◆ DATA ◆

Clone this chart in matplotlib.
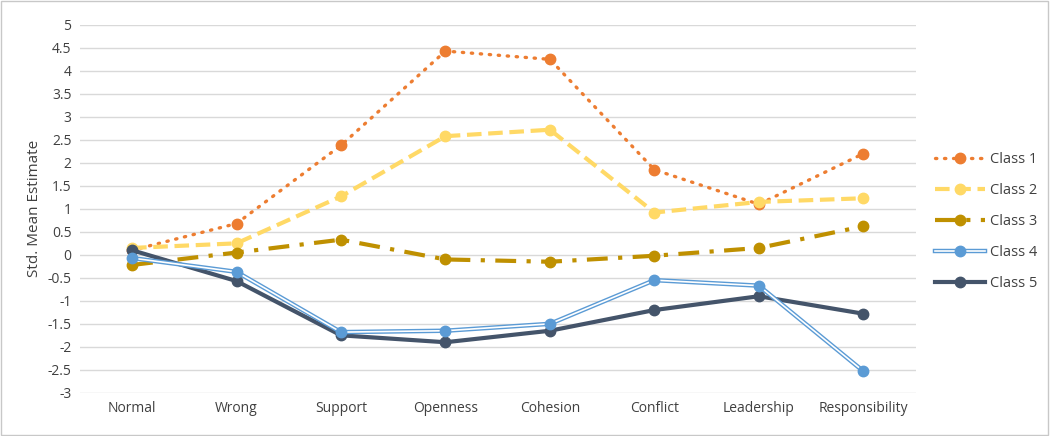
import matplotlib
matplotlib.use('Agg')
import matplotlib.pyplot as plt
from matplotlib.lines import Line2D
from matplotlib.patches import Rectangle

categories = ['Normal', 'Wrong', 'Support', 'Openness', 'Cohesion', 'Conflict', 'Leadership', 'Responsibility']
class1 = [0.10, 0.68, 2.38, 4.43, 4.25, 1.85, 1.10, 2.20]
class2 = [0.15, 0.25, 1.27, 2.58, 2.72, 0.92, 1.15, 1.23]
class3 = [-0.22, 0.05, 0.33, -0.10, -0.15, -0.02, 0.15, 0.62]
class4 = [-0.07, -0.37, -1.68, -1.65, -1.50, -0.55, -0.67, -2.53]
class5 = [0.10, -0.57, -1.75, -1.90, -1.65, -1.20, -0.90, -1.28]
yticks = [-3, -2.5, -2, -1.5, -1, -0.5, 0, 0.5, 1, 1.5, 2, 2.5, 3, 3.5, 4, 4.5, 5]

plt.rcParams['font.family'] = ['Open Sans', 'DejaVu Sans']

fig = plt.figure(figsize=(10.5, 4.36), dpi=100)
ax = fig.add_axes([0.076, 0.099, 0.796, 0.844])
x = list(range(len(categories)))

for y in yticks:
    ax.axhline(y, color='#d9d9d9', lw=1, zorder=0)

ms = 7.5
l1, = ax.plot(x, class1, color='#ED7D31', lw=2.4, linestyle=(0, (0.4, 2.3)), dash_capstyle='round',
              marker='o', ms=ms, zorder=3)
l2, = ax.plot(x, class2, color='#FFD966', lw=3, linestyle=(0, (3.5, 1.6)),
              marker='o', ms=ms, zorder=3)
l3, = ax.plot(x, class3, color='#BF9000', lw=3, linestyle=(0, (5, 2.5, 1, 2.5)),
              marker='o', ms=ms, zorder=3)
l4a, = ax.plot(x, class4, color='#5B9BD5', lw=3.2, zorder=4)
l4b, = ax.plot(x, class4, color='white', lw=1.2, zorder=4)
l4c, = ax.plot(x, class4, color='#5B9BD5', lw=0, marker='o', ms=ms, zorder=4)
l5, = ax.plot(x, class5, color='#44546A', lw=3, marker='o', ms=ms, zorder=3)

ax.set_xlim(-0.5, 7.5)
ax.set_ylim(-3, 5)
ax.set_xticks(x)
ax.set_xticklabels(categories, fontsize=10, color='#404040')
ax.set_yticks(yticks)
ax.set_yticklabels([f'{v:g}' for v in yticks], fontsize=10, color='#404040')
ax.tick_params(length=0, pad=6)
for s in ax.spines.values():
    s.set_visible(False)
ax.set_ylabel('Std. Mean Estimate', fontsize=11, color='#404040', labelpad=4)

handles = [l1, l2, l3, (l4a, l4b, l4c), l5]
labels = ['Class 1', 'Class 2', 'Class 3', 'Class 4', 'Class 5']
leg = fig.legend(handles, labels, loc='upper left', bbox_to_anchor=(0.878, 0.682),
                 frameon=False, fontsize=10.5, handlelength=3.4, labelspacing=1.1,
                 handletextpad=0.4)
for t in leg.get_texts():
    t.set_color('#404040')

fig.patches.append(Rectangle((0.001, 0.002), 0.997, 0.995, transform=fig.transFigure,
                             fill=False, edgecolor='#c8c8c8', lw=1))

fig.savefig('out.png', dpi=100, facecolor='white')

◆ YOUR OBJECTIVE ◆
Extract, word for word, each line from the top of the data down to and including the line with "3.5, 4, 4.5, 5]"; skip the pictures.

◆ ANSWER TO THE PROBLEM ◆
Clone this chart in matplotlib.
import matplotlib
matplotlib.use('Agg')
import matplotlib.pyplot as plt
from matplotlib.lines import Line2D
from matplotlib.patches import Rectangle

categories = ['Normal', 'Wrong', 'Support', 'Openness', 'Cohesion', 'Conflict', 'Leadership', 'Responsibility']
class1 = [0.10, 0.68, 2.38, 4.43, 4.25, 1.85, 1.10, 2.20]
class2 = [0.15, 0.25, 1.27, 2.58, 2.72, 0.92, 1.15, 1.23]
class3 = [-0.22, 0.05, 0.33, -0.10, -0.15, -0.02, 0.15, 0.62]
class4 = [-0.07, -0.37, -1.68, -1.65, -1.50, -0.55, -0.67, -2.53]
class5 = [0.10, -0.57, -1.75, -1.90, -1.65, -1.20, -0.90, -1.28]
yticks = [-3, -2.5, -2, -1.5, -1, -0.5, 0, 0.5, 1, 1.5, 2, 2.5, 3, 3.5, 4, 4.5, 5]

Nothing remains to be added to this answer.